Federal estate taxes and state death taxes are complex and can significantly decrease what your beneficiaries ultimately receive. It is advisable to consult with a professional financial adviser, such as a CPA/PFS, for information on estate, inheritance, and gift taxes on both the federal and state levels. The following are some basic estate tax planning considerations of importance.

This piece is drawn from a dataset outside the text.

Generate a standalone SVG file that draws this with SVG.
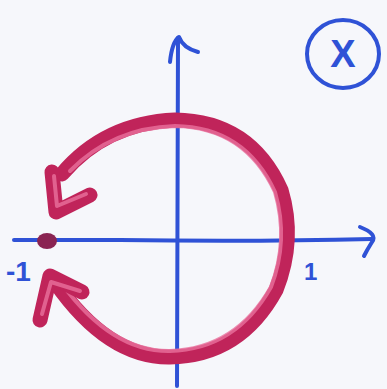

Unlimited Marital Deduction
You may leave an unlimited amount of assets to your spouse (who is a US citizen) without any estate tax liability. However, when your surviving spouse dies, tax may be charged against his or her estate, which would include the assets received from your estate. This may result in a larger estate tax than would be the case if you both make good use of the unified credit, discussed below.
Unified Credit
Individuals are entitled to a lifetime unified estate and gift tax credit that effectively exempts from the tax transfers up to a specified amount. The amount exempted ˜ the applicable credit amount is $1,000,000. Estates valued at less than the applicable credit amount pass tax-free to beneficiaries.
Transfer Tax Rates
An estate tax return must be filed if your taxable estate exceeds the applicable credit amount. Estates over this amount are taxed at rates up to 49% in 2003 (49% in 2004).
Gifts
Gifts are a classic way to reduce an estate and the related taxes. You are allowed to make yearly tax-exempt annual exclusion gifts of up to $11,000 per recipient or up to $22,000 with your spouse's consent. Making gifts in excess of the exclusion amounts will have an impact on the lifetime unified credit and gift and estate taxes. Reminder: Only gifts of a present interest qualify for the annual exclusion. A gift of a present interest is one that the donee has immediate access to.